The Partisan Chessboard: Pushing Florida’s Democracy to the Precipice

Governor Ron DeSantis’s recent call for a mid-decade special legislative session to redraw Florida’s congressional maps is a move that pushes the state toward a dangerous democratic precipice. By initiating the Gerrymandering War here in Florida, the administration isn't just redrawing lines; it is actively eroding the foundational principle that voters should choose their politicians and not the other way around.

The timing of this session, rescheduled for April 28, is particularly aggressive. Citing "malapportionment" and banking on a pending U.S. Supreme Court decision in Louisiana v. Callais, the state is attempting to bypass the standard ten-year redistricting cycle. This mid-decade intervention creates a climate of permanent political warfare, where maps are treated as temporary tools for partisan dominance rather than stable frameworks for representation.

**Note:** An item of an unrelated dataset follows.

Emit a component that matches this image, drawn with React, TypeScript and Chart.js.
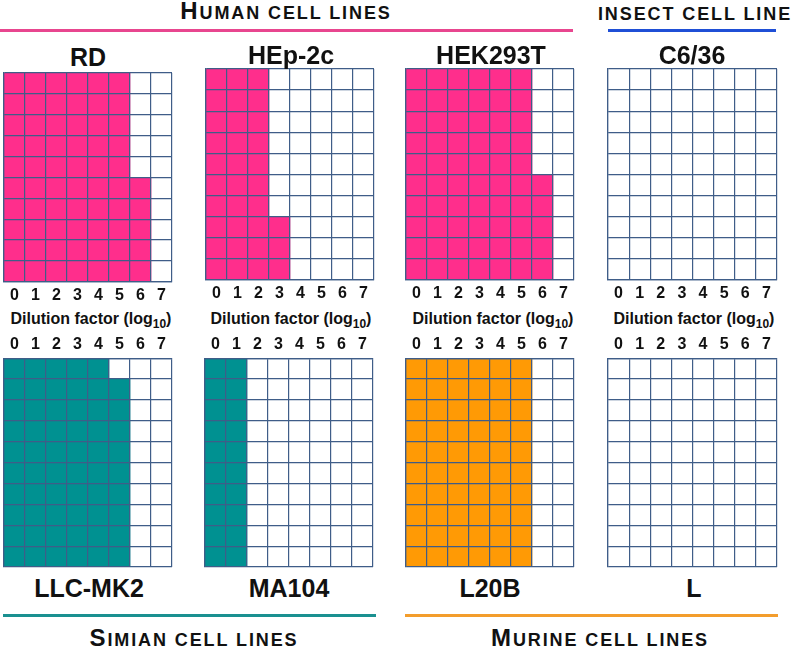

Local election supervisors are being forced to scramble with just months to go before primary ballots must be mailed. Pushing through radical boundary changes on such a short timeline leads to voter confusion, disenfranchisement, and a degradation of the electoral process itself. To treat the map of Florida as a partisan chessboard is to gamble with the stability of our representative system. For the sake of constitutional integrity, this session should be opposed before the state’s democratic standards are pushed off the cliff for good.